When the anchor pressed him on whether the APC high command was secretly executing a backroom script to deliberately weaken and fracture its opponents, the chairman flatly denied pulling the operational strings but admitted he would gladly take the credit if he could. In a moment of absolute political candor, Yilwatda outlined the realities of his job manual as the leader of the country’s dominant political force.
“No, I can’t. But I will be happy if I can do it. That’s my job,” Yilwatda retorted. “If you are opposing me, should I be happy? If you oppose me because you are in the opposition, what’s my job? Of course, to stop the opposition.”
Shifting his focus to the internal operations of the ruling party, the former Humanitarian Affairs Minister brushed off reports of minor friction arising from recent state-level congresses. He asserted that unlike their rivals, the APC possesses a superior technical conflict resolution manual backed by highly functional national and state reconciliation committees capable of absorbing internal shockwaves.

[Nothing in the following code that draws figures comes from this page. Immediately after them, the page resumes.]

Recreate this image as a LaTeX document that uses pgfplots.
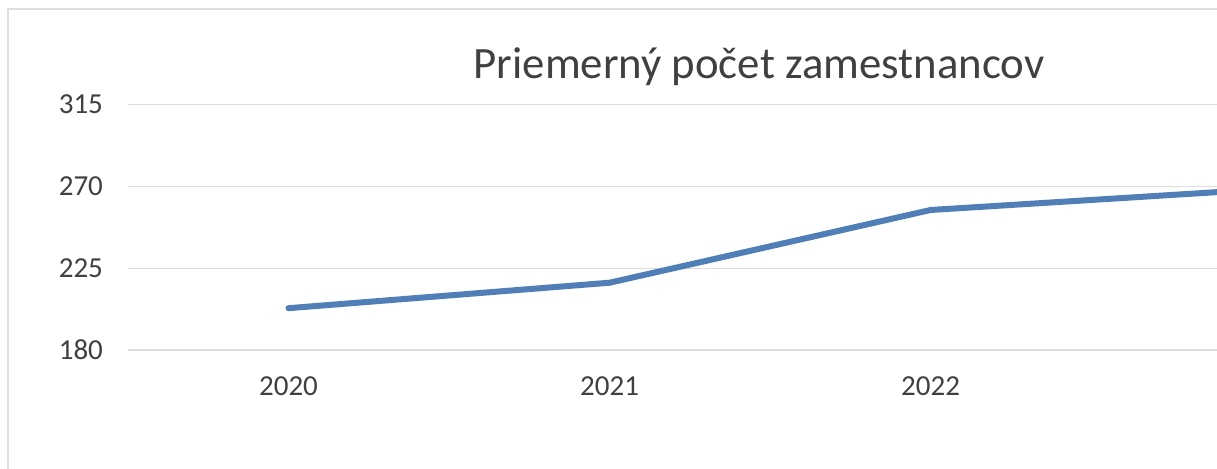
\documentclass[border=0pt]{standalone}
\usepackage{fontspec}
\setmainfont{Carlito}
\usepackage{pgfplots}
\pgfplotsset{compat=1.18}
\definecolor{linec}{RGB}{80,126,182}
\definecolor{gridc}{RGB}{222,222,222}
\definecolor{txt}{RGB}{64,64,64}
\begin{document}
\begin{tikzpicture}
\useasboundingbox (0pt,0pt) rectangle (608.5pt,234pt);
\clip (0pt,0pt) rectangle (608.5pt,234pt);
\fill[white] (0pt,0pt) rectangle (608.5pt,234pt);
\draw[gridc, line width=0.8pt] (4pt,-5pt) -- (4pt,229.5pt) -- (650pt,229.5pt);
\begin{axis}[
  at={(64pt,59pt)}, anchor=south west, scale only axis,
  width=544.5pt, height=122.75pt,
  xmin=-0.5, xmax=2.892, ymin=180, ymax=315,
  ytick={180,225,270,315},
  xtick={0,1,2,3}, xticklabels={2020,2021,2022,2023},
  axis line style={draw=none}, tick style={draw=none},
  ymajorgrids, grid style={gridc, line width=0.6pt},
  ticklabel style={font=\fontsize{14.5}{17}\selectfont, text=txt},
  /pgf/number format/assume math mode=true,
  yticklabel style={xshift=-9pt},
  xticklabel style={yshift=-10pt},
]
\addplot[linec, line width=3pt, line join=round, line cap=round] coordinates {(0,203) (1,217) (2,257) (3,268)};
\end{axis}
\node[anchor=base, font=\fontsize{22.4}{27}\selectfont, text=txt, inner sep=0pt] at (379.5pt,195pt) {Priemerný počet zamestnancov};
\end{tikzpicture}
\end{document}
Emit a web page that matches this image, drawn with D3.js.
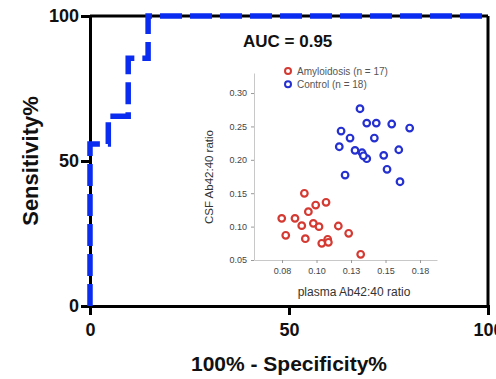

Furthermore, Yilwatda delivered a robust defense of the massive voter turnout recorded during the party’s weekend presidential primary that handed President Bola Tinubu a fresh mandate. Addressing claims of inflated figures, the party boss revealed that the APC has built an ironclad security shield around its membership register by sourcing all primary biographical data directly from the National Identity Management Commission (NIMC). By tying party membership to the same national database used for international passports and bank portals, Yilwatda insists the APC has permanently cleared out the era of ghost voting, setting a standard for transparency that the warring opposition blocks can only dream of matching.